Your task is to retype, word for word, the lines from the start of the data through the line holding "-174, -221, -232, -232, -269, -306, -352, -424]". Do not include the pictures.
____
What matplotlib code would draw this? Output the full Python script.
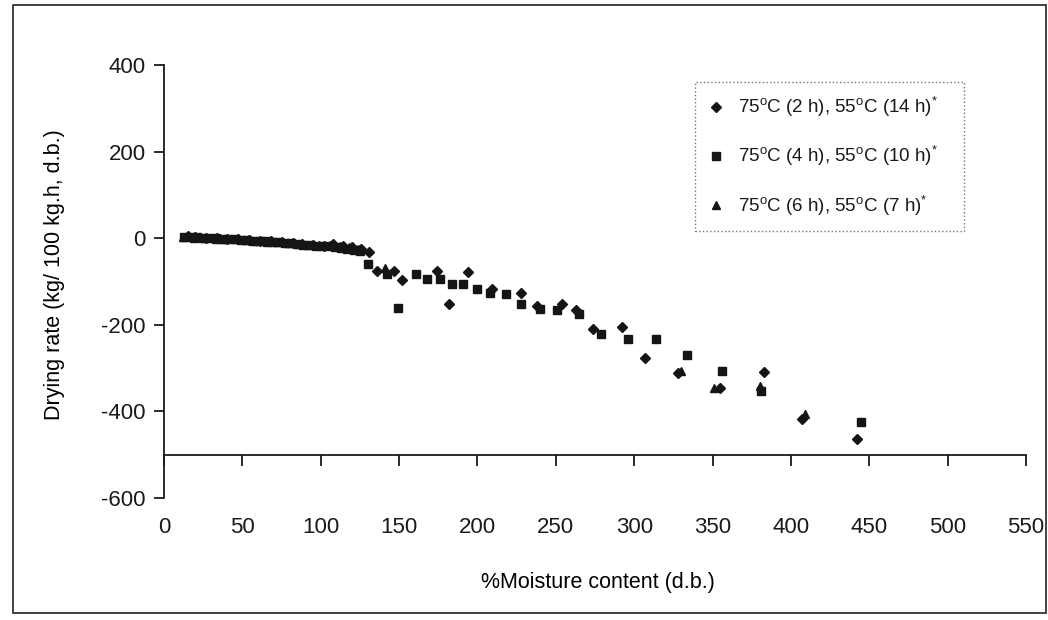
"""
Drying rate vs. moisture content for three two-stage drying schedules
(75 C first stage, 55 C second stage).
"""

import matplotlib
matplotlib.use("Agg")
import matplotlib.pyplot as plt
from matplotlib.patches import Rectangle

plt.rcParams.update({
    "font.family": ["Liberation Sans", "DejaVu Sans"],
    "font.size": 15,
    "mathtext.default": "regular",
    "axes.unicode_minus": False,
    "text.color": "#1a1a1a",
    "axes.edgecolor": "#1a1a1a",
    "xtick.color": "#1a1a1a",
    "ytick.color": "#1a1a1a",
})

INK = "#151515"

# 75 C (2 h), 55 C (14 h)
mc_2h = [15, 20, 27, 34, 40, 47, 54, 61, 68, 75, 82, 88, 95, 102, 108, 114,
         120, 126, 131, 136, 147, 152, 174, 182, 194, 209, 228, 238, 254, 263,
         274, 292, 307, 328, 355, 383, 407, 442]
rate_2h = [4, 2, 1, 0, -2, -3, -5, -6, -7, -9, -12, -13, -15, -17, -14, -17,
           -20, -25, -32, -75, -75, -96, -75, -151, -77, -117, -126, -156, -151,
           -167, -209, -204, -276, -311, -345, -309, -417, -463]

# 75 C (4 h), 55 C (10 h)
mc_4h = [13, 17, 21, 25, 29, 33, 37, 41, 45, 49, 53, 57, 61, 65, 69, 73, 77,
         81, 85, 89, 93, 97, 101, 105, 109, 113, 117, 121, 125, 130, 142, 149,
         161, 168, 176, 184, 191, 200, 208, 218, 228, 240, 251, 265, 279, 296,
         314, 334, 356, 381, 445]
rate_4h = [3, 2, 2, 1, 0, 0, -1, -2, -3, -4, -5, -6, -6, -7, -8, -9, -10,
           -12, -14, -15, -16, -17, -18, -19, -21, -22, -24, -27, -30, -59, -82,
           -161, -82, -94, -94, -105, -105, -117, -126, -130, -151, -163, -165,
           -174, -221, -232, -232, -269, -306, -352, -424]

# 75 C (6 h), 55 C (7 h)
mc_6h = [12, 19, 26, 33, 39, 46, 52, 59, 66, 72, 79, 86, 92, 99, 106, 112,
         118, 124, 141, 330, 351, 380, 409]
rate_6h = [3, 1, 0, -1, -2, -3, -4, -6, -8, -9, -10, -13, -15, -16, -15, -18,
           -21, -26, -70, -306, -345, -341, -405]

series_labels = [
    "75$^{o}$C (2 h), 55$^{o}$C (14 h)$^{*}$",
    "75$^{o}$C (4 h), 55$^{o}$C (10 h)$^{*}$",
    "75$^{o}$C (6 h), 55$^{o}$C (7 h)$^{*}$",
]

x_ticks = list(range(0, 551, 50))
y_ticks = list(range(-600, 401, 200))

fig = plt.figure(figsize=(10.48, 6.2), dpi=100, facecolor="white")
ax = fig.add_axes([0.1565, 0.1968, 0.8225, 0.6984])

ax.plot(mc_2h, rate_2h, ls="none", marker="D", ms=4.8, color=INK,
        label=series_labels[0])
ax.plot(mc_4h, rate_4h, ls="none", marker="s", ms=5.5, color=INK,
        label=series_labels[1])
ax.plot(mc_6h, rate_6h, ls="none", marker="^", ms=6, color=INK,
        label=series_labels[2])

ax.set_xlim(0, 550)
ax.set_ylim(-600, 400)
ax.set_xticks(x_ticks)
ax.set_yticks(y_ticks)

# category axis crosses the value axis at -500, labels stay at the bottom
for side in ("top", "right"):
    ax.spines[side].set_visible(False)
ax.spines["bottom"].set_position(("data", -500))
ax.spines["left"].set_linewidth(1.3)
ax.spines["bottom"].set_linewidth(1.3)
ax.tick_params(axis="y", direction="out", length=7, width=1.3, pad=6,
               labelsize=16)
ax.tick_params(axis="x", direction="out", length=8, width=1.3, pad=37,
               labelsize=16)

ax.set_xlabel("%Moisture content (d.b.)", fontsize=15.5, va="center")
ax.xaxis.set_label_coords(0.503, -0.196)
ax.set_ylabel("Drying rate (kg/ 100 kg.h, d.b.)", fontsize=15.5, va="center")
ax.yaxis.set_label_coords(-0.1265, 0.515)

leg = fig.legend(
    loc="upper left", bbox_to_anchor=(0.663, 0.65, 0.257, 0.218),
    mode="expand", fontsize=13.5, frameon=True, fancybox=False,
    edgecolor="#555555", labelspacing=1.35, borderpad=0.7,
    handlelength=0.9, handletextpad=0.7, borderaxespad=0,
)
leg.get_frame().set_linestyle(":")
leg.get_frame().set_linewidth(1.0)

# chart-area border
fig.patches.append(Rectangle((0.0124, 0.0113), 0.9857, 0.981,
                             transform=fig.transFigure, fill=False,
                             edgecolor="#222222", linewidth=1.2))

fig.savefig("out.png", dpi=100, facecolor="white")
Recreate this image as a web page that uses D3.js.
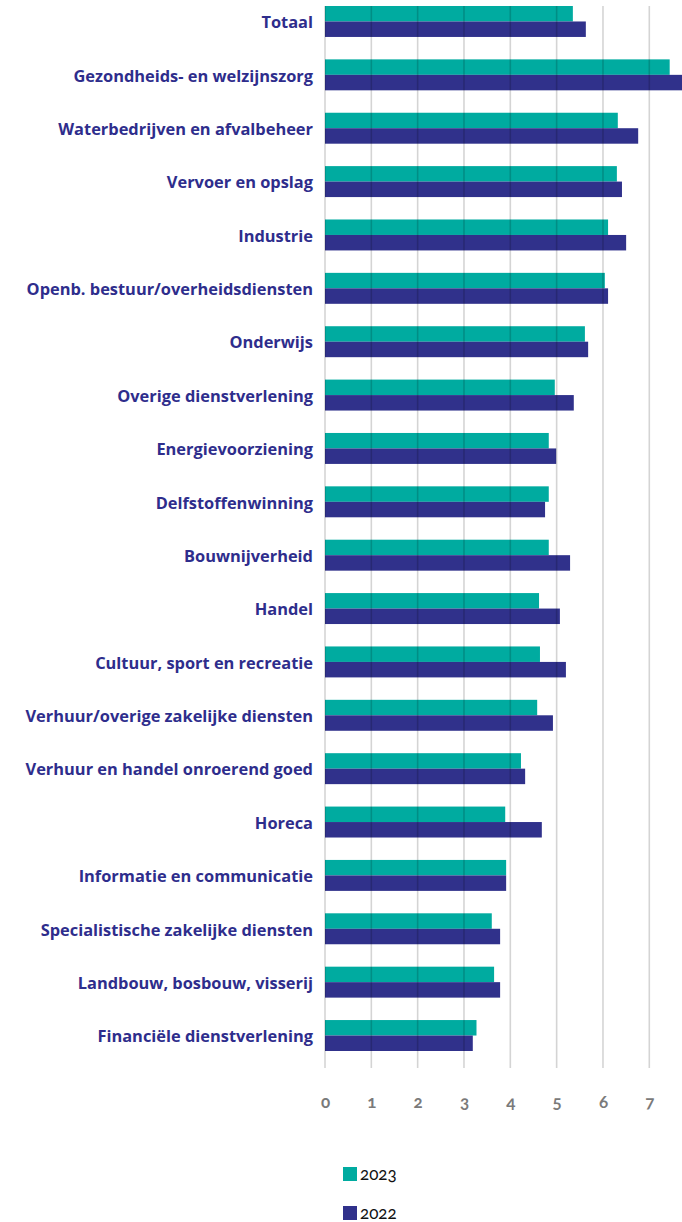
<!DOCTYPE html>
<html>
<head>
<meta charset="utf-8">
<script src="https://cdn.jsdelivr.net/npm/d3@7"></script>
<style>
  html, body { margin: 0; padding: 0; background: #fff; }
  svg { display: block; }
  .cat { font-family: "Open Sans", sans-serif; font-weight: 700; font-size: 16.4px; fill: #2e2d8c; }
  .tick text { font-family: Lato, "Open Sans", sans-serif; font-weight: 700; font-size: 17px; fill: #7a7a7a; font-variant-numeric: oldstyle-nums; }
  .leg { font-family: Lato, "Open Sans", sans-serif; font-size: 17px; fill: #111; font-variant-numeric: oldstyle-nums; }
</style>
</head>
<body>
<svg id="chart" width="682" height="1222"></svg>
<script>
const categories = [
  "Totaal",
  "Gezondheids- en welzijnszorg",
  "Waterbedrijven en afvalbeheer",
  "Vervoer en opslag",
  "Industrie",
  "Openb. bestuur/overheidsdiensten",
  "Onderwijs",
  "Overige dienstverlening",
  "Energievoorziening",
  "Delfstoffenwinning",
  "Bouwnijverheid",
  "Handel",
  "Cultuur, sport en recreatie",
  "Verhuur/overige zakelijke diensten",
  "Verhuur en handel onroerend goed",
  "Horeca",
  "Informatie en communicatie",
  "Specialistische zakelijke diensten",
  "Landbouw, bosbouw, visserij",
  "Financiële dienstverlening"
];
const values2023 = [5.35, 7.44, 6.32, 6.30, 6.11, 6.04, 5.61, 4.96, 4.83, 4.83, 4.83, 4.62, 4.64, 4.58, 4.23, 3.89, 3.91, 3.60, 3.65, 3.27];
const values2022 = [5.63, 7.75, 6.76, 6.41, 6.50, 6.11, 5.68, 5.37, 4.99, 4.75, 5.29, 5.07, 5.20, 4.92, 4.32, 4.68, 3.91, 3.78, 3.78, 3.19];
const seriesNames = ["2023", "2022"];
const tickValues = [0, 1, 2, 3, 4, 5, 6, 7];
const tickLabels = ["0", "1", "2", "3", "4", "5", "6", "7"];

const colors = { "2023": "#00aba0", "2022": "#30318b" };

const svg = d3.select("#chart");
const x = d3.scaleLinear().domain([0, 7]).range([325, 649.3]);
const y = d3.scaleBand().domain(categories).range([6, 1051]).paddingInner(0.42).paddingOuter(0);
const ySub = d3.scaleBand().domain(seriesNames).range([0, y.bandwidth()]).padding(0);

const data = categories.map((c, i) => ({ cat: c, "2023": values2023[i], "2022": values2022[i] }));

// bars
const g = svg.append("g");
const groups = g.selectAll("g.grp").data(data).join("g")
  .attr("class", "grp")
  .attr("transform", d => `translate(0,${y(d.cat)})`);
groups.selectAll("rect").data(d => seriesNames.map(s => ({ s, v: d[s] }))).join("rect")
  .attr("x", x(0))
  .attr("y", d => ySub(d.s))
  .attr("width", d => x(d.v) - x(0))
  .attr("height", ySub.bandwidth())
  .attr("fill", d => colors[d.s]);

// gridlines on top
svg.append("g").selectAll("line").data(tickValues).join("line")
  .attr("x1", d => x(d)).attr("x2", d => x(d))
  .attr("y1", 6).attr("y2", 1068)
  .attr("stroke", "rgba(0,0,0,0.17)")
  .attr("stroke-width", 1.6);

// category labels
svg.append("g").selectAll("text").data(categories).join("text")
  .attr("class", "cat")
  .attr("x", 313)
  .attr("y", d => y(d) + y.bandwidth() / 2 + 1)
  .attr("dy", "0.35em")
  .attr("text-anchor", "end")
  .text(d => d);

// x axis
const axis = d3.axisBottom(x).tickValues(tickValues).tickFormat((d, i) => tickLabels[i]).tickSize(0).tickPadding(0);
const ax = svg.append("g").attr("transform", "translate(0,1096)").call(axis);
ax.select(".domain").remove();

// legend
const leg = svg.append("g");
const legY = [1167, 1206];
seriesNames.forEach((s, i) => {
  leg.append("rect").attr("x", 343).attr("y", legY[i]).attr("width", 14).attr("height", 14).attr("fill", colors[s]);
  leg.append("text").attr("class", "leg").attr("x", 360).attr("y", legY[i] + 13).text(s);
});
</script>
</body>
</html>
____
● **Solution**:
What matplotlib code would draw this? Output the full Python script.
"""
Drying rate vs. moisture content for three two-stage drying schedules
(75 C first stage, 55 C second stage).
"""

import matplotlib
matplotlib.use("Agg")
import matplotlib.pyplot as plt
from matplotlib.patches import Rectangle

plt.rcParams.update({
    "font.family": ["Liberation Sans", "DejaVu Sans"],
    "font.size": 15,
    "mathtext.default": "regular",
    "axes.unicode_minus": False,
    "text.color": "#1a1a1a",
    "axes.edgecolor": "#1a1a1a",
    "xtick.color": "#1a1a1a",
    "ytick.color": "#1a1a1a",
})

INK = "#151515"

# 75 C (2 h), 55 C (14 h)
mc_2h = [15, 20, 27, 34, 40, 47, 54, 61, 68, 75, 82, 88, 95, 102, 108, 114,
         120, 126, 131, 136, 147, 152, 174, 182, 194, 209, 228, 238, 254, 263,
         274, 292, 307, 328, 355, 383, 407, 442]
rate_2h = [4, 2, 1, 0, -2, -3, -5, -6, -7, -9, -12, -13, -15, -17, -14, -17,
           -20, -25, -32, -75, -75, -96, -75, -151, -77, -117, -126, -156, -151,
           -167, -209, -204, -276, -311, -345, -309, -417, -463]

# 75 C (4 h), 55 C (10 h)
mc_4h = [13, 17, 21, 25, 29, 33, 37, 41, 45, 49, 53, 57, 61, 65, 69, 73, 77,
         81, 85, 89, 93, 97, 101, 105, 109, 113, 117, 121, 125, 130, 142, 149,
         161, 168, 176, 184, 191, 200, 208, 218, 228, 240, 251, 265, 279, 296,
         314, 334, 356, 381, 445]
rate_4h = [3, 2, 2, 1, 0, 0, -1, -2, -3, -4, -5, -6, -6, -7, -8, -9, -10,
           -12, -14, -15, -16, -17, -18, -19, -21, -22, -24, -27, -30, -59, -82,
           -161, -82, -94, -94, -105, -105, -117, -126, -130, -151, -163, -165,
           -174, -221, -232, -232, -269, -306, -352, -424]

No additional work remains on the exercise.